Like Van Gogh or Frances Hesselbein or hordes of young athletes, Novoselov probably looked from the outside like he was behind, until all of a sudden he very much wasn’t. He was lucky. He arrived in a workspace that treated mental meandering as a competitive advantage, not a pest to be exterminated in the name of efficiency.
That kind of protection from the cult of the head start is increasingly rare. At some point or other, we all specialize to one degree or another, so the rush to get there can seem logical. Fortunately, there are pioneers who are working to balance the cult of the head start. They want to have it all—the mental meandering along with the wisdom of deep experience; the broad conceptual skills that make use of Flynn’s scientific spectacles even within training programs for specialists; and the creative power of interdisciplinary cross-fertilization. They want to reverse the Tiger trend, not just for themselves, but for everyone, and even in domains synonymous with hyperspecialization. The future of discovery, they argue, depends on it.
* * *
• • •
It only takes a few minutes of conversation to gather that Arturo Casadevall is a beaker-half-full kind of guy. One of the greatest days of his life was when gravitational waves were detected, and that’s not his field. “Two black holes collide in space a billion years ago, and for a billion years those gravity waves travel through space-time,” he narrated, eyes widening. “When the original signal began, life on Earth was unicellular, and in that time humanity manages to build two interferometers and measure it. I mean, what an accomplishment that is.” He is also an MD-PhD and a star in his own domains, microbiology and immunology. He has studied AIDS and anthrax, and has illuminated important aspects of how fungal diseases work. His “h-index,” a measure of a scientist’s productivity and how often they are cited, recently surpassed Albert Einstein’s.* So his peers took it seriously when he arrived at the Johns Hopkins Bloomberg School of Public Health in 2015, as chair of molecular microbiology and immunology, and warned that scientific research is in crisis.

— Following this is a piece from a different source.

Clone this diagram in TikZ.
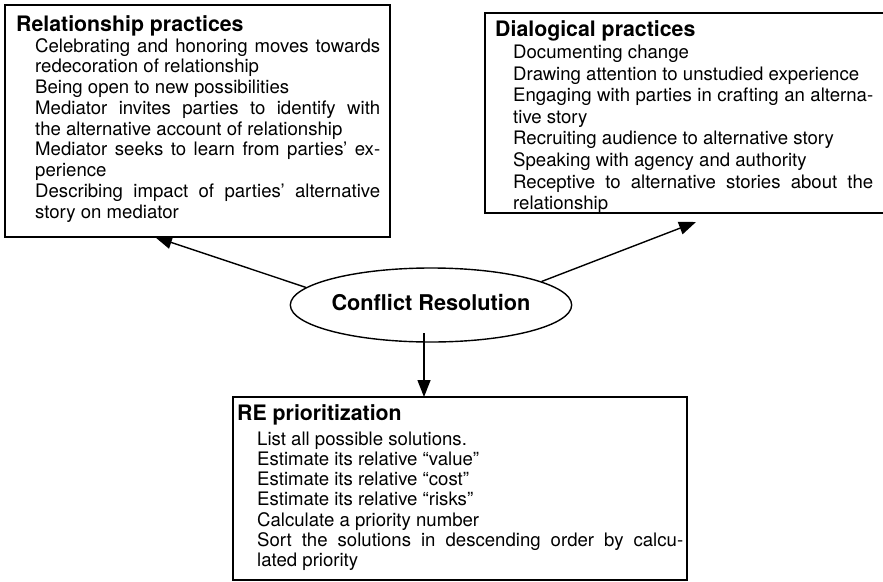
\documentclass[tikz,border=0pt]{standalone}
\usepackage{fontspec}
\setmainfont{TeX Gyre Heros}
\usetikzlibrary{shapes.geometric,arrows.meta}
\begin{document}
\begin{tikzpicture}[x=1pt,y=-1pt,
  boxframe/.style={draw=black, line width=1.4pt, rectangle, inner sep=0pt, outer sep=0pt, anchor=north west},
  titletext/.style={anchor=base west, inner sep=0pt, font=\fontsize{21.3}{24}\selectfont\bfseries},
  bodytext/.style={anchor=base west, inner sep=0pt, font=\fontsize{18.6}{#1}\selectfont},
  arr/.style={line width=1.4pt, -{Triangle[length=17pt,width=13pt]}}]
\useasboundingbox (0,0) rectangle (883,581);
\clip (0,0) rectangle (883,581);

% boxes
\node[boxframe, minimum width=385pt, minimum height=232pt] (lb) at (5,5) {};
\node[boxframe, minimum width=420pt, minimum height=200pt] (rb) at (485,13) {};
\node[boxframe, minimum width=454pt, minimum height=183pt] (bb) at (233,397) {};

% left box text
\node[titletext] (lbt) at (16,31) {Relationship practices};
\node[bodytext=20.75] (lbb) at (35,52) {\vtop{%
\hbox to 345pt{Celebrating and honoring moves towards}
\hbox{redecoration of relationship}
\hbox{Being open to new possibilities}
\hbox to 345pt{Mediator invites parties to identify with}
\hbox{the alternative account of relationship}
\hbox to 345pt{Mediator seeks to learn from parties’ ex-}
\hbox{perience}
\hbox to 345pt{Describing impact of parties’ alternative}
\hbox{story on mediator}}};

% right box text
\node[titletext] (rbt) at (495,36) {Dialogical practices};
\begin{scope}
\clip (rb.north west) rectangle (rb.south east);
\node[bodytext=21.6] (rbb) at (513,58.5) {\vtop{%
\hbox{Documenting change}
\hbox{Drawing attention to unstudied experience}
\hbox to 360pt{Engaging with parties in crafting an alterna-}
\hbox{tive story}
\hbox{Recruiting audience to alternative story}
\hbox{Speaking with agency and authority}
\hbox to 360pt{Receptive to alternative stories about the}
\hbox{relationship}}};
\end{scope}
\draw[line width=1.4pt] (rb.south west) -- (rb.south east);

% bottom box text
\node[titletext] (bbt) at (237,420) {RE prioritization};
\node[bodytext=20.3] (bbb) at (257,445) {\vtop{%
\hbox{List all possible solutions.}
\hbox{Estimate its relative “value”}
\hbox{Estimate its relative “cost”}
\hbox{Estimate its relative “risks”}
\hbox{Calculate a priority number}
\hbox to 426pt{Sort the solutions in descending order by calcu-}
\hbox{lated priority}}};

% central ellipse
\node[ellipse, draw=black, line width=1.4pt, minimum width=272pt, minimum height=74pt,
      inner sep=0pt, text depth=6pt, font=\fontsize{21.7}{24}\selectfont\bfseries] (cr) at (431,305) {Conflict Resolution};

% connectors
\coordinate (ltip) at (155,237);
\coordinate (rtip) at (696,222);
\coordinate (dstart) at (424,333);
\draw[arr] (cr.172) -- (ltip);
\draw[arr] (cr.12) -- (rtip);
\draw[arr] (dstart) -- (dstart |- bb.north);
\end{tikzpicture}
\end{document}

In a lecture to his new colleagues, Casadevall declared that the pace of progress had slowed, while the rate of retractions in scientific literature had accelerated, proportionally outpacing the publication of new studies. “If this continues unabated,” he said, “the entire literature will be retracted in a few years.” It was science gallows humor, but grounded in data. Part of the problem, he argued, is that young scientists are rushed to specialize before they learn how to think; they end up unable to produce good work themselves and unequipped to spot bad (or fraudulent) work by their colleagues.
The reason Casadevall came to Hopkins, from a comfy post at New York City’s Albert Einstein College of Medicine, is that the new gig offered him the chance to create a prototype of what he thinks graduate science education, and eventually all education, should be.